PROMPT
Transcribe the full listing below exactly.

(Records contained in a dataset)

____

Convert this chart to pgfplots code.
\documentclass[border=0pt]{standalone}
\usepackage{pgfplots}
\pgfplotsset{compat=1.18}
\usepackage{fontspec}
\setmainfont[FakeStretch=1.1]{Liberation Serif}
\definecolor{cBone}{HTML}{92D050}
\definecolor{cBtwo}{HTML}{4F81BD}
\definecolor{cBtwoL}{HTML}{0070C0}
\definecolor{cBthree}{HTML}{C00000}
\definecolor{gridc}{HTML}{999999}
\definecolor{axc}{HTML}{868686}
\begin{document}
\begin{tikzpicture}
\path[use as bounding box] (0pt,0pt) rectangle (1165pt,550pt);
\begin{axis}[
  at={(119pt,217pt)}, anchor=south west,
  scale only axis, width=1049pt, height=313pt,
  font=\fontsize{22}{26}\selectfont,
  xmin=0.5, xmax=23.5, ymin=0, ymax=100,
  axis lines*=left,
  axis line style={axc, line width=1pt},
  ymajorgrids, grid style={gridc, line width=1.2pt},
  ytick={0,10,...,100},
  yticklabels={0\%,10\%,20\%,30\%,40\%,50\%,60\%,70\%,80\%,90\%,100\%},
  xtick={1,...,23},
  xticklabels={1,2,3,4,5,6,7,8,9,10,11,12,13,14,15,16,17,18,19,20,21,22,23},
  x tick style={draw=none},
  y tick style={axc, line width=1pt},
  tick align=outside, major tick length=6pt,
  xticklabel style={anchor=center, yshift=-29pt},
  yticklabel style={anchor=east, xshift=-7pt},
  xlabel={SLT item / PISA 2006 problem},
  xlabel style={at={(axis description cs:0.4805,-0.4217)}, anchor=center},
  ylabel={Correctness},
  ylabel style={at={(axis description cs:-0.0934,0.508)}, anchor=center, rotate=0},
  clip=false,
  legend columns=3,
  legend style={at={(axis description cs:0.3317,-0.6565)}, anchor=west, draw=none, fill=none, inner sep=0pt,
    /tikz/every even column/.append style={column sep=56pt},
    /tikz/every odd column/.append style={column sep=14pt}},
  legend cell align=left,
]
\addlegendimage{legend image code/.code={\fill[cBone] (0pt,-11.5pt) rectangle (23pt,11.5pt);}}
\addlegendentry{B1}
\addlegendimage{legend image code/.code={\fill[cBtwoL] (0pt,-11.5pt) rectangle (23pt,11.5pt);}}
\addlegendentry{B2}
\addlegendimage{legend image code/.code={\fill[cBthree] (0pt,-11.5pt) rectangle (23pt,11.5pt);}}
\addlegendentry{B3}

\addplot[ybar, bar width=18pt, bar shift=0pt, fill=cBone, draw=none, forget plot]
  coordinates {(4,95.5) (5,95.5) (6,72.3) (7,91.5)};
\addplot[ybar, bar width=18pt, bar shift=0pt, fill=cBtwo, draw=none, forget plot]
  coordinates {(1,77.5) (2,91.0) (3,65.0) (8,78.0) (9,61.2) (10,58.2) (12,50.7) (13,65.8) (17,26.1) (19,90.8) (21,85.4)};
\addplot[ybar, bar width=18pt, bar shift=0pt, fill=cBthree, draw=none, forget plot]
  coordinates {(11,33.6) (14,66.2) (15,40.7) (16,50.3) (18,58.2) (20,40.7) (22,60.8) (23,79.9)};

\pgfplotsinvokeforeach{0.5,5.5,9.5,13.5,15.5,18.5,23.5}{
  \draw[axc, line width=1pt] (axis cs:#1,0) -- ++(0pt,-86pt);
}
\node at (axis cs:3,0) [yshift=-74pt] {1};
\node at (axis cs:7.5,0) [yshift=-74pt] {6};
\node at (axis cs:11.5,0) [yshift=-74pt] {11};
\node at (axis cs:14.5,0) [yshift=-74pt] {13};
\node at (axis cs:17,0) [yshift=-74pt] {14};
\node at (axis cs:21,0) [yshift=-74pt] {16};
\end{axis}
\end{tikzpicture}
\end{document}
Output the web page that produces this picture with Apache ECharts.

____

ANSWER TO THE TASK
Convert this chart to pgfplots code.
\documentclass[border=0pt]{standalone}
\usepackage{pgfplots}
\pgfplotsset{compat=1.18}
\usepackage{fontspec}
\setmainfont[FakeStretch=1.1]{Liberation Serif}
\definecolor{cBone}{HTML}{92D050}
\definecolor{cBtwo}{HTML}{4F81BD}
\definecolor{cBtwoL}{HTML}{0070C0}
\definecolor{cBthree}{HTML}{C00000}
\definecolor{gridc}{HTML}{999999}
\definecolor{axc}{HTML}{868686}
\begin{document}
\begin{tikzpicture}
\path[use as bounding box] (0pt,0pt) rectangle (1165pt,550pt);
\begin{axis}[
  at={(119pt,217pt)}, anchor=south west,
  scale only axis, width=1049pt, height=313pt,
  font=\fontsize{22}{26}\selectfont,
  xmin=0.5, xmax=23.5, ymin=0, ymax=100,
  axis lines*=left,
  axis line style={axc, line width=1pt},
  ymajorgrids, grid style={gridc, line width=1.2pt},
  ytick={0,10,...,100},
  yticklabels={0\%,10\%,20\%,30\%,40\%,50\%,60\%,70\%,80\%,90\%,100\%},
  xtick={1,...,23},
  xticklabels={1,2,3,4,5,6,7,8,9,10,11,12,13,14,15,16,17,18,19,20,21,22,23},
  x tick style={draw=none},
  y tick style={axc, line width=1pt},
  tick align=outside, major tick length=6pt,
  xticklabel style={anchor=center, yshift=-29pt},
  yticklabel style={anchor=east, xshift=-7pt},
  xlabel={SLT item / PISA 2006 problem},
  xlabel style={at={(axis description cs:0.4805,-0.4217)}, anchor=center},
  ylabel={Correctness},
  ylabel style={at={(axis description cs:-0.0934,0.508)}, anchor=center, rotate=0},
  clip=false,
  legend columns=3,
  legend style={at={(axis description cs:0.3317,-0.6565)}, anchor=west, draw=none, fill=none, inner sep=0pt,
    /tikz/every even column/.append style={column sep=56pt},
    /tikz/every odd column/.append style={column sep=14pt}},
  legend cell align=left,
]
\addlegendimage{legend image code/.code={\fill[cBone] (0pt,-11.5pt) rectangle (23pt,11.5pt);}}
\addlegendentry{B1}
\addlegendimage{legend image code/.code={\fill[cBtwoL] (0pt,-11.5pt) rectangle (23pt,11.5pt);}}
\addlegendentry{B2}
\addlegendimage{legend image code/.code={\fill[cBthree] (0pt,-11.5pt) rectangle (23pt,11.5pt);}}
\addlegendentry{B3}

\addplot[ybar, bar width=18pt, bar shift=0pt, fill=cBone, draw=none, forget plot]
  coordinates {(4,95.5) (5,95.5) (6,72.3) (7,91.5)};
\addplot[ybar, bar width=18pt, bar shift=0pt, fill=cBtwo, draw=none, forget plot]
  coordinates {(1,77.5) (2,91.0) (3,65.0) (8,78.0) (9,61.2) (10,58.2) (12,50.7) (13,65.8) (17,26.1) (19,90.8) (21,85.4)};
\addplot[ybar, bar width=18pt, bar shift=0pt, fill=cBthree, draw=none, forget plot]
  coordinates {(11,33.6) (14,66.2) (15,40.7) (16,50.3) (18,58.2) (20,40.7) (22,60.8) (23,79.9)};

\pgfplotsinvokeforeach{0.5,5.5,9.5,13.5,15.5,18.5,23.5}{
  \draw[axc, line width=1pt] (axis cs:#1,0) -- ++(0pt,-86pt);
}
\node at (axis cs:3,0) [yshift=-74pt] {1};
\node at (axis cs:7.5,0) [yshift=-74pt] {6};
\node at (axis cs:11.5,0) [yshift=-74pt] {11};
\node at (axis cs:14.5,0) [yshift=-74pt] {13};
\node at (axis cs:17,0) [yshift=-74pt] {14};
\node at (axis cs:21,0) [yshift=-74pt] {16};
\end{axis}
\end{tikzpicture}
\end{document}
Output the web page that produces this picture with Apache ECharts.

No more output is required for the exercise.